"OH, mamma," says Marianne Dashwood in Jane Austen Sense and Sensibility, "how spiritless, how tame was Edward's manner in reading to us last night! . . . To hear those beautiful lines, which have frequently almost driven me wild, pronounced with such imperturbable calm, such dreadful indifference!"
"He would certainly have done better justice to simple and elegant prose. I thought so at the time; but you would give him Cowper."
"Nay, mamma, if he is not to be animated by Cowper! . . ."
We hardly think to-day of Cowper, if we read him at all, as a passionate, animating poet. The romantics who followed were to provide us with so much more stimulating, not to say intoxicating, beverages that Cowper appeals, if he appeals at all, by way of contrast, as a poet of pious sermons or more frequently, e.g. to Sainte-Beuve, as the poet of quiet rural and domestic life, a life of quiet, controlled, pious epicureanism, a type of life which has apparently passed away for ever. Yet historically considered, to his own and the next generation it was the combination of sensibility with naturalness, the truth of feeling which the poets of "Feeling" often lacked that constituted the appeal of Cowper's blend of sermon and self-revelation. Indeed one might say that Cowper the man, revealed in his poems and letters supplemented by the facts of his life, is of greater interest to-day than his poems themselves, witness the recent Stricken Deer of Lord David Cecil.

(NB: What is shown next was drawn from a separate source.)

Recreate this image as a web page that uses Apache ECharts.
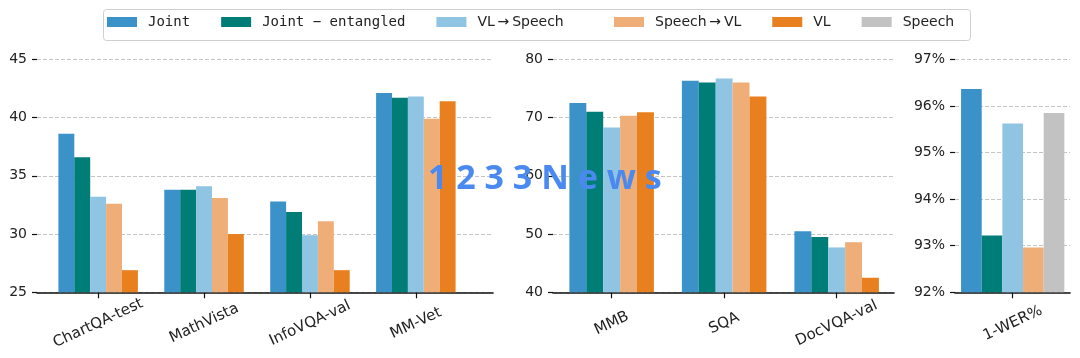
<!DOCTYPE html>
<html><head><meta charset="utf-8">
<script src="https://cdn.jsdelivr.net/npm/echarts@6/dist/echarts.min.js"></script>
<style>html,body{margin:0;padding:0;background:#fff}#c{width:1080px;height:358px}</style>
</head><body><div id="c"></div>
<script>
// ---- data ----
const seriesNames = ['Joint', 'Joint − entangled', 'VL\u2009→\u2009Speech', 'Speech\u2009→\u2009VL', 'VL', 'Speech'];
const seriesColors = ['#3a92c9', '#017d77', '#8fc4e3', '#efae77', '#e9801f', '#c2c2c2'];

const cats1 = ['ChartQA-test', 'MathVista', 'InfoVQA-val', 'MM-Vet'];
const joint1    = [38.6, 33.8, 32.8, 42.1];
const jointEnt1 = [36.6, 33.8, 31.9, 41.7];
const vlSpeech1 = [33.2, 34.1, 29.9, 41.8];
const speechVl1 = [32.6, 33.1, 31.1, 39.9];
const vl1       = [26.9, 30.0, 26.9, 41.4];

const cats2 = ['MMB', 'SQA', 'DocVQA-val'];
const joint2    = [72.5, 76.3, 50.5];
const jointEnt2 = [71.0, 76.0, 49.5];
const vlSpeech2 = [68.3, 76.7, 47.7];
const speechVl2 = [70.3, 76.0, 48.6];
const vl2       = [70.9, 73.6, 42.5];

const cats3 = ['1-WER%'];
const joint3    = [96.36];
const jointEnt3 = [93.22];
const vlSpeech3 = [95.62];
const speechVl3 = [92.96];
const speech3   = [95.85];

const yTicks1 = {min: 25, max: 45, interval: 5};
const yTicks2 = {min: 40, max: 80, interval: 10};
const yTicks3 = {min: 92, max: 97, interval: 1};

// ---- layout ----
const TOP = 59.3, H = 233;
const panels = [
  {bg: [37, 456], bars: [45.2, 423.6], cats: cats1, y: yTicks1, fmt: '{value}', bw: 15.9,
   series: [[0, joint1], [1, jointEnt1], [2, vlSpeech1], [3, speechVl1], [4, vl1]]},
  {bg: [553, 341], bars: [555.4, 337.5], cats: cats2, y: yTicks2, fmt: '{value}', bw: 16.9,
   series: [[0, joint2], [1, jointEnt2], [2, vlSpeech2], [3, speechVl2], [4, vl2]]},
  {bg: [955, 115], bars: [956.7, 112], cats: cats3, y: yTicks3, fmt: '{value}%', bw: 20.66,
   series: [[0, joint3], [1, jointEnt3], [2, vlSpeech3], [3, speechVl3], [5, speech3]]}
];

const FONT = 'DejaVu Sans';
const grid = [], xAxis = [], yAxis = [], series = [];
panels.forEach((p, i) => {
  const gb = 2 * i, gr = 2 * i + 1;
  grid.push({left: p.bg[0], width: p.bg[1], top: TOP, height: H});
  grid.push({left: p.bars[0], width: p.bars[1], top: TOP, height: H});
  xAxis.push({gridIndex: gb, type: 'value', min: 0, max: 1,
    axisLine: {show: true, lineStyle: {color: '#111', width: 1.6}},
    axisTick: {show: false}, axisLabel: {show: false}, splitLine: {show: false}});
  xAxis.push({gridIndex: gr, type: 'category', data: p.cats, boundaryGap: true,
    axisLine: {show: false},
    axisTick: {show: true, alignWithLabel: true, length: 6, lineStyle: {color: '#111', width: 1.2}},
    axisLabel: {interval: 0, rotate: 25, align: 'center', verticalAlign: 'middle', margin: 31,
      fontFamily: FONT, fontSize: 15, color: '#222'}});
  yAxis.push({gridIndex: gb, type: 'value', min: p.y.min, max: p.y.max, interval: p.y.interval,
    axisLine: {show: false},
    axisTick: {show: true, length: 5, lineStyle: {color: '#111', width: 1.2}},
    axisLabel: {formatter: p.fmt, margin: 10, fontFamily: FONT, fontSize: 14, color: '#222'},
    splitLine: {show: true, lineStyle: {color: '#c4c4c4', width: 1, type: [4, 2]}}});
  yAxis.push({gridIndex: gr, type: 'value', min: p.y.min, max: p.y.max, interval: p.y.interval, show: false,
    splitLine: {show: false}});
  p.series.forEach(([k, data]) => {
    series.push({type: 'bar', name: seriesNames[k], xAxisIndex: gr, yAxisIndex: gr, data: data,
      barWidth: p.bw, barGap: '0%', clip: true, itemStyle: {color: seriesColors[k]}, z: 3});
  });
});

const legendItem = (k) => (k < 2 ? {name: seriesNames[k], textStyle: {fontFamily: 'DejaVu Sans Mono'}} : {name: seriesNames[k]});
const legendBase = {top: 8, padding: [7, 6, 7, 6], itemGap: 31, itemWidth: 30, itemHeight: 10, icon: 'rect',
  textStyle: {fontFamily: FONT, fontSize: 14, color: '#222', padding: [0, 0, 0, 6]}};

const chart = echarts.init(document.getElementById('c'), null, {renderer: 'canvas'});
chart.setOption({
  animation: false,
  color: seriesColors,
  grid, xAxis, yAxis, series,
  legend: [
    Object.assign({left: 101, data: [0, 1, 2].map(legendItem)}, legendBase),
    Object.assign({left: 608, data: [3, 4, 5].map(legendItem)}, legendBase)
  ],
  graphic: [
    {type: 'rect', left: 101, top: 7, z: 0, silent: true,
     shape: {width: 867, height: 31, r: 3}, style: {fill: 'none', stroke: '#cfcfcf', lineWidth: 1}},
    {type: 'text', left: 428, top: 162, z: 100,
     style: {text: '1 2 3 3 N e w s', font: 'bold 34px "Noto Sans"', fill: '#4a8af0'}}
  ]
});
</script></body></html>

For a History of Literature, a detached study of that poetry, it is necessary to distinguish the different strata in Cowper's, if not complex yet divided, personality. There is first the Cowper of the days before his nervous collapse in 1763 and confinement in a private asylum at St. Albans till 1765. Injury had doubtless been done to a not strong nervous system by his early experience of school in Bedfordshire.